The appeal from Adani Airports Chief Executive Arun Bansal for an "open skies approach" creates a strategic crossroads for India's aviation policy. This policy pits the infrastructure-centric growth model of airport operators against the protected expansion plans of domestic airlines. Adani, which operates eight airports and plans an $11 billion expansion, requires a surge in international traffic to justify its investment. Conversely, incumbent carriers contend that premature liberalization could undermine their growth as they scale up to meet future demand.

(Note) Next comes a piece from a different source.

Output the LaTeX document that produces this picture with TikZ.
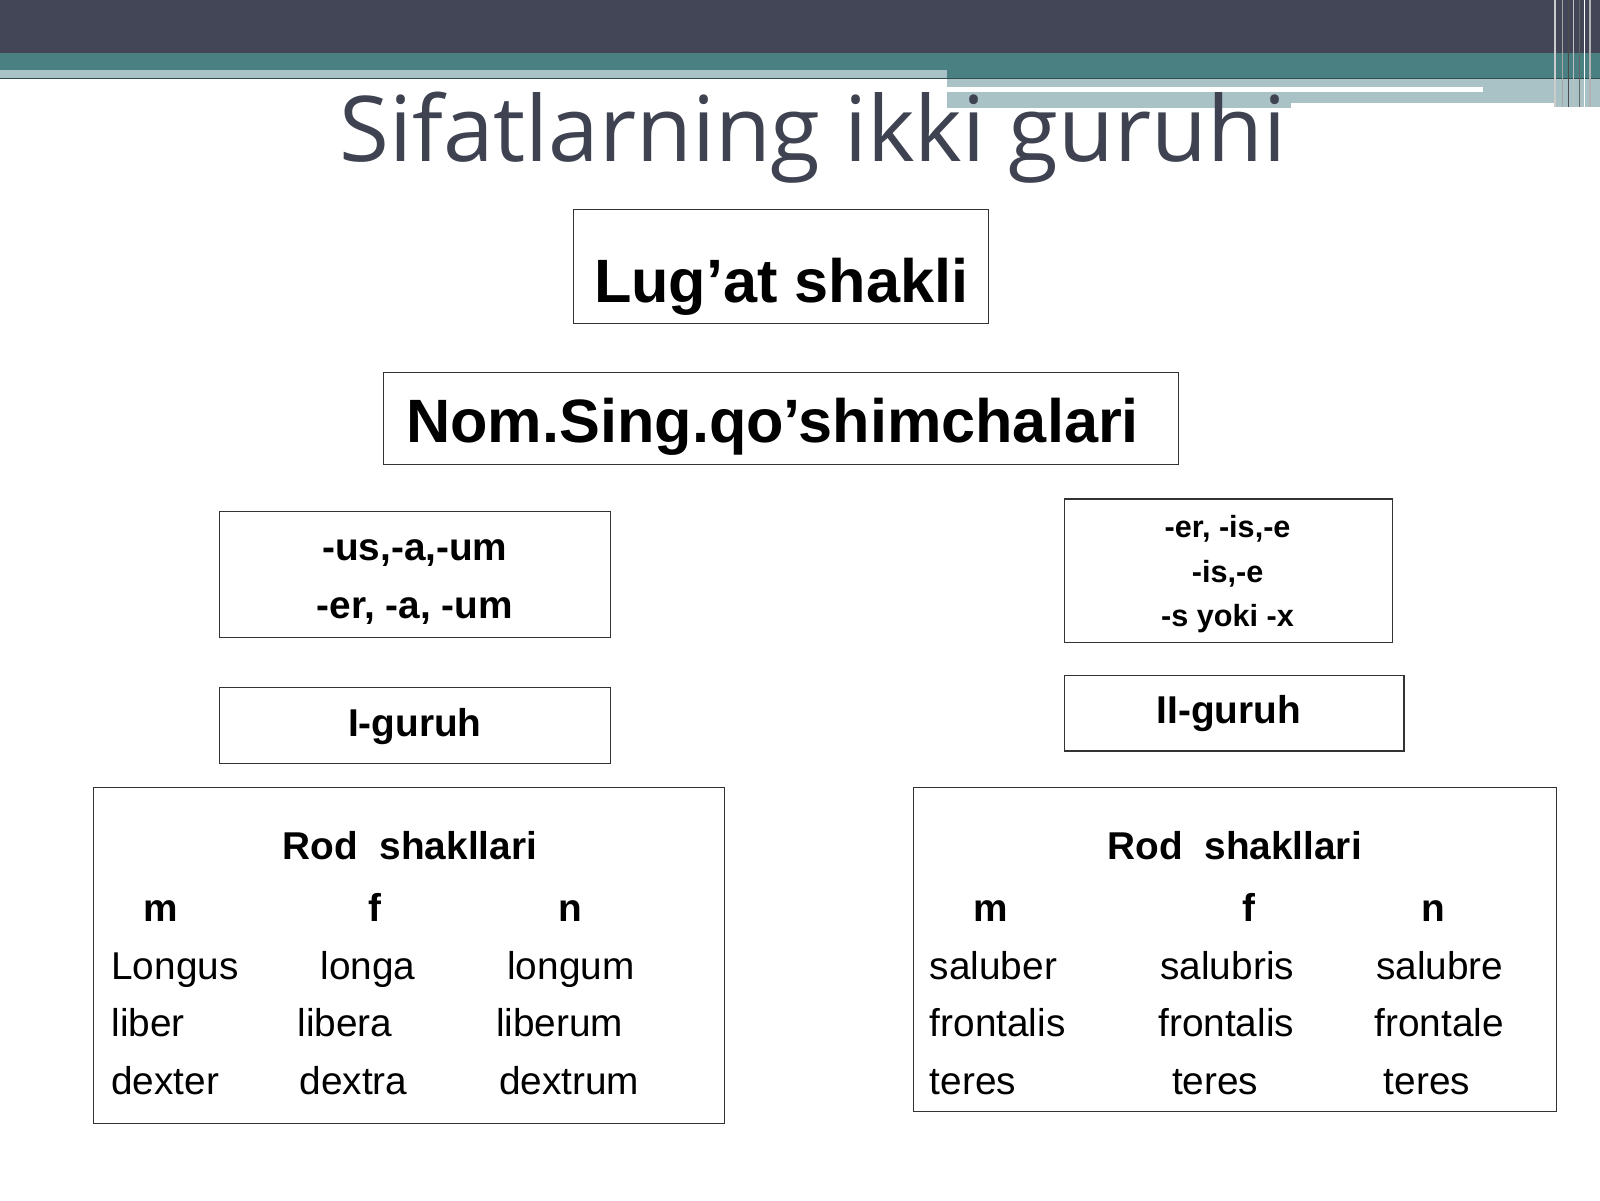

The Hub Ambition vs. The Incumbents
The core of the conflict lies in fundamentally different business needs. For Adani, turning its airports into global transit hubs is the objective. This can only be achieved by attracting more foreign carriers, many of which, like Dubai's Emirates, are constrained by existing seat caps on busy routes. These limits, designed to ensure a level playing field, are now being framed by Adani as a key bottleneck to national growth. Domestic carriers, particularly IndiGo which commands a dominant market share of around 62%, view these caps as a necessary shield. They argue that foreign airlines, especially state-backed Middle Eastern carriers, leverage hubs in Dubai or Abu Dhabi to siphon lucrative long-haul traffic from India to Europe and North America, a market Indian airlines are only now beginning to compete in directly.
A Tale of Two Valuations
This policy disagreement is also a story of contrasting corporate strategies. Adani Enterprises, the parent company, trades at a price-to-earnings (P/E) ratio of approximately 39.3, reflecting its high-growth infrastructure and new energy ventures. In contrast, InterGlobe Aviation (IndiGo) has a P/E ratio of around 26.6, indicative of a more mature, yet still growing, airline operation. Adani's higher valuation is predicated on massive capital expenditure and future traffic growth that an open skies policy would directly fuel. IndiGo’s strategy focuses on dominating the domestic market and methodically expanding internationally, a plan that benefits from the current, more protectionist, bilateral agreements. The Indian government has historically been cautious, noting that a significant imbalance already exists in favor of foreign carriers regarding points of call, leading to a pause on granting new non-metro airport access to foreign airlines.
The Regulatory Stalemate
The debate places Indian regulators in a difficult position. Forecasts from Boeing project that passenger traffic in India and South Asia will grow by an average of 7% annually over the next two decades, requiring nearly 3,300 new aircraft by 2044 to meet demand. This explosive growth requires both robust airport infrastructure and strong, viable domestic airlines. Foreign carriers like Etihad's CEO have argued that protectionism is an outdated mentality and that Indian carriers are strong enough to compete globally. However, the memory of past struggles and the massive capital investments currently being made by airlines like Air India and IndiGo make the government hesitant to remove the very policies that have fostered their recent success. For now, the Ministry of Civil Aviation has not officially responded, leaving the industry in a holding pattern as two of its most powerful players advocate for fundamentally different futures.